Renters already know that finding an affordable place in Seattle is near impossible. But sometimes local employers do not appreciate how bonkers the rental market really is.
According to a report published this week from the National Low-Income Housing Coalition, a person trying to find a one-bedroom apartment in Seattle this year would need earn at least $29.40 an hour, or $61,152 a year.
That's a 22 percent salary increase over what someone had to earn to pay for that same apartment last year.
And — make sure you're sitting down — that's a 67 percent increase in salary over what you needed to earn in 2014 to find a similar spot.
Got kids? The two-bedroom rental numbers are even more grim: You'd need to be making more than $75,000 a year.
Common wisdom says to spend no more than a quarter to a third of your wages on your housing. Spend more than that, and the federal government considers you "cost-burdened." Spend half of your wages or more, and you're deemed severely rent burdened.

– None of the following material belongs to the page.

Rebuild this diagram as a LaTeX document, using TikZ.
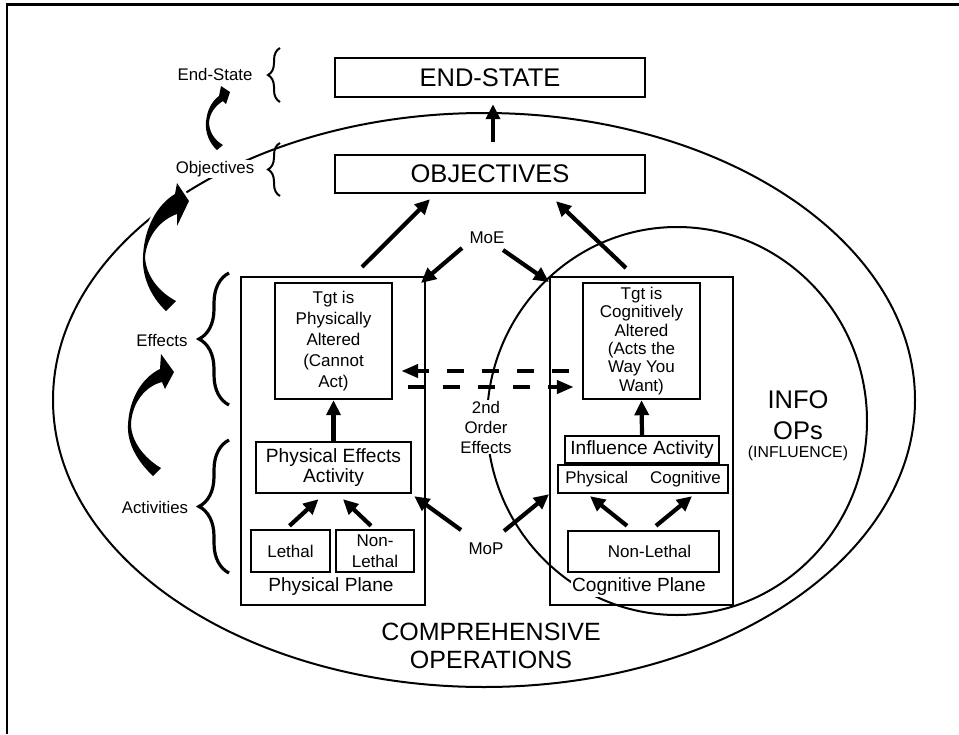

For the National Low Income Housing Coalition report, authors assumed people weren't spending more than a third of their pay on rent. But according to a 2017 report from rental-listing company Apartment List, nearly half of Seattleites do.
In the Seattle metro area, 41 percent of the population are renters. The average wage is $24 per hour.
Rent in older buildings is about $1,460, according to a Seattle Times story from September; for new apartments, it's more than $2,000.
As a state, Washington ranks eighth on the list of least affordable rental markets in the country. But even statewide, the amount you'd need to earn to afford a two-bedroom apartment, for example, is much lower than Seattle's: $26.20 an hour.